Zorzi and Sangalli were both born in Italy and attended NABA (New Academy of Arts) in Milan. They currently live in Brooklyn, NY and are represented internationally by 1stAveMachine.

==Key Projects==
Mathery has found success in projects intended both for cultural showcase and in commercial formats. They have directed television commercials for brands such as Google, Nestlé, Target, Jaguar, Deloitte, Ikea, Dolce & Gabbana, and KFC.

Mathery's interactive exhibition Pastello - Draw Act was commissioned and exhibited by the National Gallery of Victoria in Australia. It subsequently toured internationally. The NGV also exhibited and acquired for its collection "Fruit Wares," Mathery's series of fruit-themed homewares.

Mathery wrote and directed the opening film for the OFFF festival 2018 in Barcelona, in addition to design the overarching branding and marketing campaign for the festival. Another Mathery film project, Fiber Affair, premiered on Nowness and was shortlisted by the Berlin Film Festival.

Mathery's work has included product design, such as the Josie Chair and the fashion-inspired collection they created in collaboration with 69, Kloke and FFIXXED Studios.

==Awards and Press==
Mathery's Pastello - Draw Act was named a winner in the 2014 IDEA Awards. It was also named by Wired as one of the 27 most inspiring designs of 2014 and by Domus as one of the top 15 design projects for kids of 2014.

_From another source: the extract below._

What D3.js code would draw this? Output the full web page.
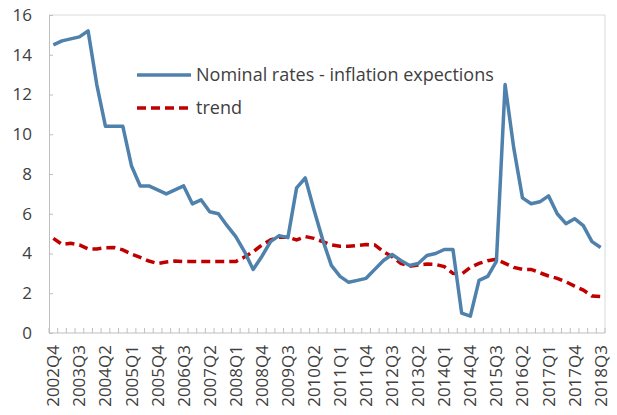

Mathery has been awarded the Young Guns Award 16 and their work has been featured in additional magazines including Vogue, i-D, Frame, Casa Vogue Brazil, Design Quarterly, Gourmet Traveller, Home and Dècor Malaysia, Monocle, Vanity Fair, and Vogue Italia.

==Books==
Mathery's work is featured in the book Visual Feast, Contemporary Food Staging and Photography from Gestalten Verlag and is the subject of the 37th issue of Un Sedicesimo (Un sedicesimo 37: The Sample Book by Mathery Studio), a magazine published bimonthly by Corraini Edizioni that focuses each issue on a leading creative professional (the subjects of other issues include Antonio Marras, Giulio Iacchetti, and Martí Guixé). Mathery's exhibition design Tubo is featured in the book Happening 2: Design for Events, published by Frame magazine.

==Exhibitions==
Mathery's work was exhibited as part of the Italian Design Under 35 exhibition at the Triennale Milano in New Delhi, as well as in the 2016 Hangzhou International Design Week in China and the 2015 Milan Design Week at the Triennale Museum in Italy. Their work has been exhibited by additional major cultural institutions including Foundation Mons (Brussels), Modefabriek (Amsterdam), TAC (Eindhoven) and the Science and Technology Museum of Milan. Several of those institutions also hosted lectures and workshops by Mathery, as have additional institutions including XUE XUE Institute (Taipei), NABA (Milan), The Public Society (New York), National Gallery of Victoria (Melbourne), RMIT (Melbourne), and Milan Trade School.